SUPPLIED DATA:
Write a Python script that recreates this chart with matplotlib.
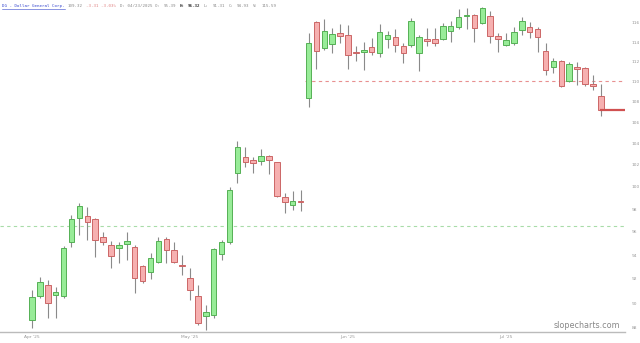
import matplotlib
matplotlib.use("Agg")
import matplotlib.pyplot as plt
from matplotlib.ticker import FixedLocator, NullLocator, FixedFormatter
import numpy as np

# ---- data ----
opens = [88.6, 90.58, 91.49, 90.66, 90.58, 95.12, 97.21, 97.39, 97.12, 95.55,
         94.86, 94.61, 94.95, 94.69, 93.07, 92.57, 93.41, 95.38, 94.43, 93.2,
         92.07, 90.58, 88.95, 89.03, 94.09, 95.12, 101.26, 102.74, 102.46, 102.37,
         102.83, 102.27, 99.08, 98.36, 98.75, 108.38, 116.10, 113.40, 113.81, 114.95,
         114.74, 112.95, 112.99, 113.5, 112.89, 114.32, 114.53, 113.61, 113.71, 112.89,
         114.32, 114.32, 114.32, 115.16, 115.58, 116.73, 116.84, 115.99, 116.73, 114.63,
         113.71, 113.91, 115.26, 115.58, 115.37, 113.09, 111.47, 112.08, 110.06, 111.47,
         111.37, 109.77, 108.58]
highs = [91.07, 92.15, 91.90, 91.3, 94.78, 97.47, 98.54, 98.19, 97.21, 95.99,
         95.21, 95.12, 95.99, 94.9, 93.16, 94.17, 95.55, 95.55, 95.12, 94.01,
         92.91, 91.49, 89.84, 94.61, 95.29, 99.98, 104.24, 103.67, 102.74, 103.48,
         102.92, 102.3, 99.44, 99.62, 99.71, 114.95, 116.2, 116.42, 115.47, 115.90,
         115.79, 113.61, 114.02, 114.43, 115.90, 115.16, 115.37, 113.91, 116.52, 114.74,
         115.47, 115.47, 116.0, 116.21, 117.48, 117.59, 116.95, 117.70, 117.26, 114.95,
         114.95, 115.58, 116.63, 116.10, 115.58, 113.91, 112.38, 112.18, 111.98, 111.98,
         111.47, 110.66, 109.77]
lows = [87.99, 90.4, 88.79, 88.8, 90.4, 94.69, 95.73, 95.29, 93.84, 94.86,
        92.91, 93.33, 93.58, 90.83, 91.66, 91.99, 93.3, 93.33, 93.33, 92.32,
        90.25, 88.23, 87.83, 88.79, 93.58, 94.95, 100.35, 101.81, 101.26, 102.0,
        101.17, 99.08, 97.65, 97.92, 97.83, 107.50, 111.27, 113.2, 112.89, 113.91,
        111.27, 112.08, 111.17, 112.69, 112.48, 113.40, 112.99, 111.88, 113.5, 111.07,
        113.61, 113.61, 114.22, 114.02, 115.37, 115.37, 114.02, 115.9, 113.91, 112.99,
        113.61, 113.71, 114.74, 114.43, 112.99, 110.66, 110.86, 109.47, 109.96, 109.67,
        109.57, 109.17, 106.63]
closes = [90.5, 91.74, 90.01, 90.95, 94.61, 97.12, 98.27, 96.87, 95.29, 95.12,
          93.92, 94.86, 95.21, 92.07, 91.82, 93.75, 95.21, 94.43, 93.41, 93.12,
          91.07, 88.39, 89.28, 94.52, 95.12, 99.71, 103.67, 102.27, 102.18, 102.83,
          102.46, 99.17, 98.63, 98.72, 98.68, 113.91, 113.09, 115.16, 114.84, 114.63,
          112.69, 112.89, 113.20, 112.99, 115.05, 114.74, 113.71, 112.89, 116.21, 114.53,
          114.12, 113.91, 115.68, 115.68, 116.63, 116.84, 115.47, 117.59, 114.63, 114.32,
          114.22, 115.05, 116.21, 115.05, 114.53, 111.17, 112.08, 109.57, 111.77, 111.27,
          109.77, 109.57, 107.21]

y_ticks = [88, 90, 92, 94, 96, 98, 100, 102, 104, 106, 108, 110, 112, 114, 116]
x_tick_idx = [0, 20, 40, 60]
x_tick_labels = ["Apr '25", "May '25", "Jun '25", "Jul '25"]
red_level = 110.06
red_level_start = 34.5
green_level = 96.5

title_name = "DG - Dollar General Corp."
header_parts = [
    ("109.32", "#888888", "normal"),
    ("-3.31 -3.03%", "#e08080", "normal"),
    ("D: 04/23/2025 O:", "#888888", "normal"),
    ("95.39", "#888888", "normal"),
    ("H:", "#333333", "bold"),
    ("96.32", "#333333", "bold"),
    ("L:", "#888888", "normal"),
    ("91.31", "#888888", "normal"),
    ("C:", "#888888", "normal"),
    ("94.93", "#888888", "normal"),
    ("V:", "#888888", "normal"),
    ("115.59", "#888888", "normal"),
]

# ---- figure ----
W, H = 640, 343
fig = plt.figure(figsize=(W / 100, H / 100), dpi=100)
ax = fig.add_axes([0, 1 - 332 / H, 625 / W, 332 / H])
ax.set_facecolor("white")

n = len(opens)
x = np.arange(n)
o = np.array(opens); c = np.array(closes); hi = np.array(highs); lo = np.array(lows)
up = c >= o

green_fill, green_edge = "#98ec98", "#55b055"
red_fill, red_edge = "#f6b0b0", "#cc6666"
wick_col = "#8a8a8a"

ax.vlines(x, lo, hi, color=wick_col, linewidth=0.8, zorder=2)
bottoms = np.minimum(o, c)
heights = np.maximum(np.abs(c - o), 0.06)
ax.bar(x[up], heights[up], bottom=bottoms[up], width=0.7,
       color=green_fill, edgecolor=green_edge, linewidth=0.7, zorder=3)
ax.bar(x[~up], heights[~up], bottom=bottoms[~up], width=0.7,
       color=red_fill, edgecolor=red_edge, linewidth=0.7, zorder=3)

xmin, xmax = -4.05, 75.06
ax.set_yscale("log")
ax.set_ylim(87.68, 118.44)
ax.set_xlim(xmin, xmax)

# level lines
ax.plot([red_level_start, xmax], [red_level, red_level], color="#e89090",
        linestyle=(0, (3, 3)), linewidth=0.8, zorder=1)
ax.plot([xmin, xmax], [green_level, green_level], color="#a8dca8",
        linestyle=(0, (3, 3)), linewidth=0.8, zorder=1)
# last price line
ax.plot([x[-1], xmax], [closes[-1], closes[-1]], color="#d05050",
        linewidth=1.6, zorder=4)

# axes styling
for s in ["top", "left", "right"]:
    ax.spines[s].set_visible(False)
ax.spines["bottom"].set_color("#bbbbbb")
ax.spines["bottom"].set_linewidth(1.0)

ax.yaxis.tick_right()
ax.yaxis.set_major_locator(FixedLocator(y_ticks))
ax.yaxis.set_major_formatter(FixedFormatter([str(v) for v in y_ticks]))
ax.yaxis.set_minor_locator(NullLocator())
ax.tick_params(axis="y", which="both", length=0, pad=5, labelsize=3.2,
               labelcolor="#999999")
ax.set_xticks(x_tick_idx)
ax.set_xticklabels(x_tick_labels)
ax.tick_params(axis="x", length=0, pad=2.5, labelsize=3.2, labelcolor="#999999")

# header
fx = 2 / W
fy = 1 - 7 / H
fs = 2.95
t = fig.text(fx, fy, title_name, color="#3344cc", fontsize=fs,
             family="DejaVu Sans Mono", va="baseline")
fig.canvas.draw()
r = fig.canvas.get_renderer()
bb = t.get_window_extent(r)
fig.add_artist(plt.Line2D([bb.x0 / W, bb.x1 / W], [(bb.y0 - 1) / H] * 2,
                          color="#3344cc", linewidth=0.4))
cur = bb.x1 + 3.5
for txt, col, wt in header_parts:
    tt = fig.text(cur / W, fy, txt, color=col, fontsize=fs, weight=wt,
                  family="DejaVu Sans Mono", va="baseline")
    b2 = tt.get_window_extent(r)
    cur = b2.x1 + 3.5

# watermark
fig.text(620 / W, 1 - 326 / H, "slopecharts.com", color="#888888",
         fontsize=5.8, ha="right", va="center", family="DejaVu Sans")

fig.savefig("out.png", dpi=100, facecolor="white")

WRITTEN TASK:
Repeat all the data as it stands, dropping any images it holds.

THE RESPONSE:
Write a Python script that recreates this chart with matplotlib.
import matplotlib
matplotlib.use("Agg")
import matplotlib.pyplot as plt
from matplotlib.ticker import FixedLocator, NullLocator, FixedFormatter
import numpy as np

# ---- data ----
opens = [88.6, 90.58, 91.49, 90.66, 90.58, 95.12, 97.21, 97.39, 97.12, 95.55,
         94.86, 94.61, 94.95, 94.69, 93.07, 92.57, 93.41, 95.38, 94.43, 93.2,
         92.07, 90.58, 88.95, 89.03, 94.09, 95.12, 101.26, 102.74, 102.46, 102.37,
         102.83, 102.27, 99.08, 98.36, 98.75, 108.38, 116.10, 113.40, 113.81, 114.95,
         114.74, 112.95, 112.99, 113.5, 112.89, 114.32, 114.53, 113.61, 113.71, 112.89,
         114.32, 114.32, 114.32, 115.16, 115.58, 116.73, 116.84, 115.99, 116.73, 114.63,
         113.71, 113.91, 115.26, 115.58, 115.37, 113.09, 111.47, 112.08, 110.06, 111.47,
         111.37, 109.77, 108.58]
highs = [91.07, 92.15, 91.90, 91.3, 94.78, 97.47, 98.54, 98.19, 97.21, 95.99,
         95.21, 95.12, 95.99, 94.9, 93.16, 94.17, 95.55, 95.55, 95.12, 94.01,
         92.91, 91.49, 89.84, 94.61, 95.29, 99.98, 104.24, 103.67, 102.74, 103.48,
         102.92, 102.3, 99.44, 99.62, 99.71, 114.95, 116.2, 116.42, 115.47, 115.90,
         115.79, 113.61, 114.02, 114.43, 115.90, 115.16, 115.37, 113.91, 116.52, 114.74,
         115.47, 115.47, 116.0, 116.21, 117.48, 117.59, 116.95, 117.70, 117.26, 114.95,
         114.95, 115.58, 116.63, 116.10, 115.58, 113.91, 112.38, 112.18, 111.98, 111.98,
         111.47, 110.66, 109.77]
lows = [87.99, 90.4, 88.79, 88.8, 90.4, 94.69, 95.73, 95.29, 93.84, 94.86,
        92.91, 93.33, 93.58, 90.83, 91.66, 91.99, 93.3, 93.33, 93.33, 92.32,
        90.25, 88.23, 87.83, 88.79, 93.58, 94.95, 100.35, 101.81, 101.26, 102.0,
        101.17, 99.08, 97.65, 97.92, 97.83, 107.50, 111.27, 113.2, 112.89, 113.91,
        111.27, 112.08, 111.17, 112.69, 112.48, 113.40, 112.99, 111.88, 113.5, 111.07,
        113.61, 113.61, 114.22, 114.02, 115.37, 115.37, 114.02, 115.9, 113.91, 112.99,
        113.61, 113.71, 114.74, 114.43, 112.99, 110.66, 110.86, 109.47, 109.96, 109.67,
        109.57, 109.17, 106.63]
closes = [90.5, 91.74, 90.01, 90.95, 94.61, 97.12, 98.27, 96.87, 95.29, 95.12,
          93.92, 94.86, 95.21, 92.07, 91.82, 93.75, 95.21, 94.43, 93.41, 93.12,
          91.07, 88.39, 89.28, 94.52, 95.12, 99.71, 103.67, 102.27, 102.18, 102.83,
          102.46, 99.17, 98.63, 98.72, 98.68, 113.91, 113.09, 115.16, 114.84, 114.63,
          112.69, 112.89, 113.20, 112.99, 115.05, 114.74, 113.71, 112.89, 116.21, 114.53,
          114.12, 113.91, 115.68, 115.68, 116.63, 116.84, 115.47, 117.59, 114.63, 114.32,
          114.22, 115.05, 116.21, 115.05, 114.53, 111.17, 112.08, 109.57, 111.77, 111.27,
          109.77, 109.57, 107.21]

y_ticks = [88, 90, 92, 94, 96, 98, 100, 102, 104, 106, 108, 110, 112, 114, 116]
x_tick_idx = [0, 20, 40, 60]
x_tick_labels = ["Apr '25", "May '25", "Jun '25", "Jul '25"]
red_level = 110.06
red_level_start = 34.5
green_level = 96.5

title_name = "DG - Dollar General Corp."
header_parts = [
    ("109.32", "#888888", "normal"),
    ("-3.31 -3.03%", "#e08080", "normal"),
    ("D: 04/23/2025 O:", "#888888", "normal"),
    ("95.39", "#888888", "normal"),
    ("H:", "#333333", "bold"),
    ("96.32", "#333333", "bold"),
    ("L:", "#888888", "normal"),
    ("91.31", "#888888", "normal"),
    ("C:", "#888888", "normal"),
    ("94.93", "#888888", "normal"),
    ("V:", "#888888", "normal"),
    ("115.59", "#888888", "normal"),
]

# ---- figure ----
W, H = 640, 343
fig = plt.figure(figsize=(W / 100, H / 100), dpi=100)
ax = fig.add_axes([0, 1 - 332 / H, 625 / W, 332 / H])
ax.set_facecolor("white")

n = len(opens)
x = np.arange(n)
o = np.array(opens); c = np.array(closes); hi = np.array(highs); lo = np.array(lows)
up = c >= o

green_fill, green_edge = "#98ec98", "#55b055"
red_fill, red_edge = "#f6b0b0", "#cc6666"
wick_col = "#8a8a8a"

ax.vlines(x, lo, hi, color=wick_col, linewidth=0.8, zorder=2)
bottoms = np.minimum(o, c)
heights = np.maximum(np.abs(c - o), 0.06)
ax.bar(x[up], heights[up], bottom=bottoms[up], width=0.7,
       color=green_fill, edgecolor=green_edge, linewidth=0.7, zorder=3)
ax.bar(x[~up], heights[~up], bottom=bottoms[~up], width=0.7,
       color=red_fill, edgecolor=red_edge, linewidth=0.7, zorder=3)

xmin, xmax = -4.05, 75.06
ax.set_yscale("log")
ax.set_ylim(87.68, 118.44)
ax.set_xlim(xmin, xmax)

# level lines
ax.plot([red_level_start, xmax], [red_level, red_level], color="#e89090",
        linestyle=(0, (3, 3)), linewidth=0.8, zorder=1)
ax.plot([xmin, xmax], [green_level, green_level], color="#a8dca8",
        linestyle=(0, (3, 3)), linewidth=0.8, zorder=1)
# last price line
ax.plot([x[-1], xmax], [closes[-1], closes[-1]], color="#d05050",
        linewidth=1.6, zorder=4)

# axes styling
for s in ["top", "left", "right"]:
    ax.spines[s].set_visible(False)
ax.spines["bottom"].set_color("#bbbbbb")
ax.spines["bottom"].set_linewidth(1.0)

ax.yaxis.tick_right()
ax.yaxis.set_major_locator(FixedLocator(y_ticks))
ax.yaxis.set_major_formatter(FixedFormatter([str(v) for v in y_ticks]))
ax.yaxis.set_minor_locator(NullLocator())
ax.tick_params(axis="y", which="both", length=0, pad=5, labelsize=3.2,
               labelcolor="#999999")
ax.set_xticks(x_tick_idx)
ax.set_xticklabels(x_tick_labels)
ax.tick_params(axis="x", length=0, pad=2.5, labelsize=3.2, labelcolor="#999999")

# header
fx = 2 / W
fy = 1 - 7 / H
fs = 2.95
t = fig.text(fx, fy, title_name, color="#3344cc", fontsize=fs,
             family="DejaVu Sans Mono", va="baseline")
fig.canvas.draw()
r = fig.canvas.get_renderer()
bb = t.get_window_extent(r)
fig.add_artist(plt.Line2D([bb.x0 / W, bb.x1 / W], [(bb.y0 - 1) / H] * 2,
                          color="#3344cc", linewidth=0.4))
cur = bb.x1 + 3.5
for txt, col, wt in header_parts:
    tt = fig.text(cur / W, fy, txt, color=col, fontsize=fs, weight=wt,
                  family="DejaVu Sans Mono", va="baseline")
    b2 = tt.get_window_extent(r)
    cur = b2.x1 + 3.5

# watermark
fig.text(620 / W, 1 - 326 / H, "slopecharts.com", color="#888888",
         fontsize=5.8, ha="right", va="center", family="DejaVu Sans")

fig.savefig("out.png", dpi=100, facecolor="white")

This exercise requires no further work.